- What is required
Copy exactly the lines from the beginning of the data down to and including the line holding "fig.text(355 / 902, 1", without any pictures.
─── Dataset entries ───
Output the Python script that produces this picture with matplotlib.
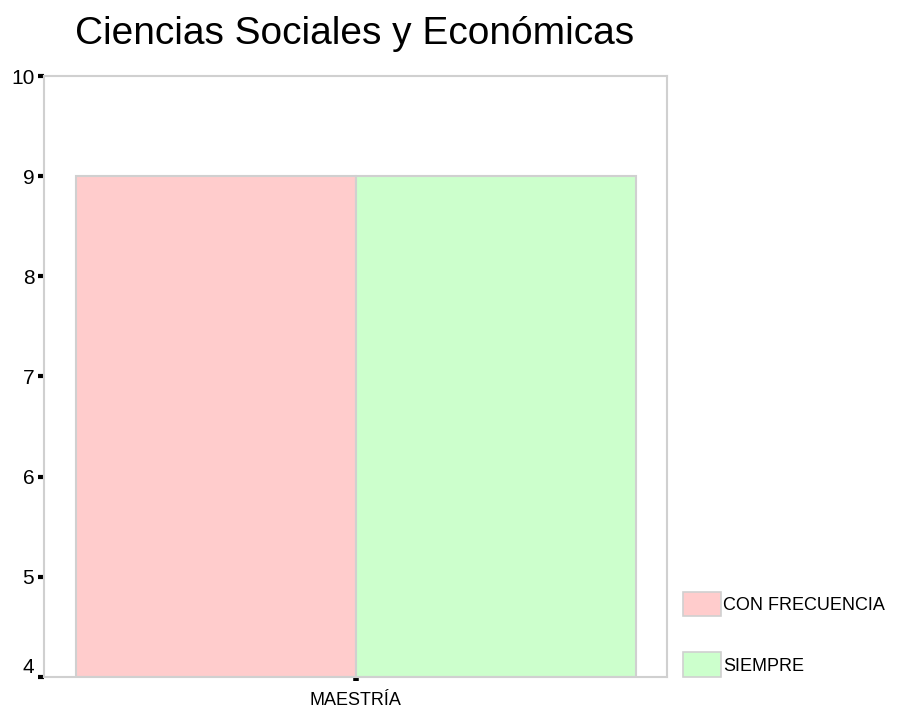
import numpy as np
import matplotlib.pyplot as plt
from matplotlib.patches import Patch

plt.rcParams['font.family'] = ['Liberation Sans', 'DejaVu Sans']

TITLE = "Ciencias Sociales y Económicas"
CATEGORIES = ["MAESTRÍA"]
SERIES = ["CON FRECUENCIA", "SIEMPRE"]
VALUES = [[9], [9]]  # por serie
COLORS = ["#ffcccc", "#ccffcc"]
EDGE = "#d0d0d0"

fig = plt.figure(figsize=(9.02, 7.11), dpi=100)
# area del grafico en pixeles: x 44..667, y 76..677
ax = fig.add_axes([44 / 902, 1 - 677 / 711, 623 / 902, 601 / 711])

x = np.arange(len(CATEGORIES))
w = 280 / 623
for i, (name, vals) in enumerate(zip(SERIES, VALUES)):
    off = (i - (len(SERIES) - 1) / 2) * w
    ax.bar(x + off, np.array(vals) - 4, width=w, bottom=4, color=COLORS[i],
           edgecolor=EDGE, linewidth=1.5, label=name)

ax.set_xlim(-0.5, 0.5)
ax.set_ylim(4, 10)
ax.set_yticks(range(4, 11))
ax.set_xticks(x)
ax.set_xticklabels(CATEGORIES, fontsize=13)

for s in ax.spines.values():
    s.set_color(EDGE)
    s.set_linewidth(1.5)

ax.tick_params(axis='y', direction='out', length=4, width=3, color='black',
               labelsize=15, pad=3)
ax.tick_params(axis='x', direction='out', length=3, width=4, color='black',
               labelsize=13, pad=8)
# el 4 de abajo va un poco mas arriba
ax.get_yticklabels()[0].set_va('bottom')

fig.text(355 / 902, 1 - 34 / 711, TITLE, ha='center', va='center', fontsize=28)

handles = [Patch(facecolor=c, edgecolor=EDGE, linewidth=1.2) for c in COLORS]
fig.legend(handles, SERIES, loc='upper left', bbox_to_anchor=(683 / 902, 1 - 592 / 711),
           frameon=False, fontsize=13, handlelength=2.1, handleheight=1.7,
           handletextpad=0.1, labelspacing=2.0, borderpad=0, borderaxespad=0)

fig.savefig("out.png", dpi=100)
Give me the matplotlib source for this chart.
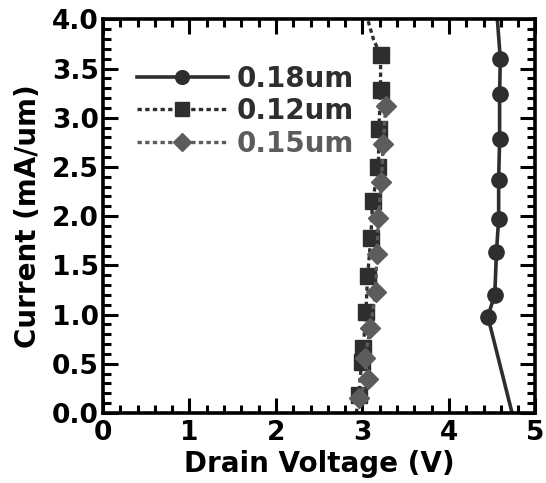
───
- Solved exercise
Output the Python script that produces this picture with matplotlib.
import numpy as np
import matplotlib.pyplot as plt
from matplotlib.patches import Patch

plt.rcParams['font.family'] = ['Liberation Sans', 'DejaVu Sans']

TITLE = "Ciencias Sociales y Económicas"
CATEGORIES = ["MAESTRÍA"]
SERIES = ["CON FRECUENCIA", "SIEMPRE"]
VALUES = [[9], [9]]  # por serie
COLORS = ["#ffcccc", "#ccffcc"]
EDGE = "#d0d0d0"

fig = plt.figure(figsize=(9.02, 7.11), dpi=100)
# area del grafico en pixeles: x 44..667, y 76..677
ax = fig.add_axes([44 / 902, 1 - 677 / 711, 623 / 902, 601 / 711])

x = np.arange(len(CATEGORIES))
w = 280 / 623
for i, (name, vals) in enumerate(zip(SERIES, VALUES)):
    off = (i - (len(SERIES) - 1) / 2) * w
    ax.bar(x + off, np.array(vals) - 4, width=w, bottom=4, color=COLORS[i],
           edgecolor=EDGE, linewidth=1.5, label=name)

ax.set_xlim(-0.5, 0.5)
ax.set_ylim(4, 10)
ax.set_yticks(range(4, 11))
ax.set_xticks(x)
ax.set_xticklabels(CATEGORIES, fontsize=13)

for s in ax.spines.values():
    s.set_color(EDGE)
    s.set_linewidth(1.5)

ax.tick_params(axis='y', direction='out', length=4, width=3, color='black',
               labelsize=15, pad=3)
ax.tick_params(axis='x', direction='out', length=3, width=4, color='black',
               labelsize=13, pad=8)
# el 4 de abajo va un poco mas arriba
ax.get_yticklabels()[0].set_va('bottom')

fig.text(355 / 902, 1 - 34 / 711, TITLE, ha='center', va='center', fontsize=28)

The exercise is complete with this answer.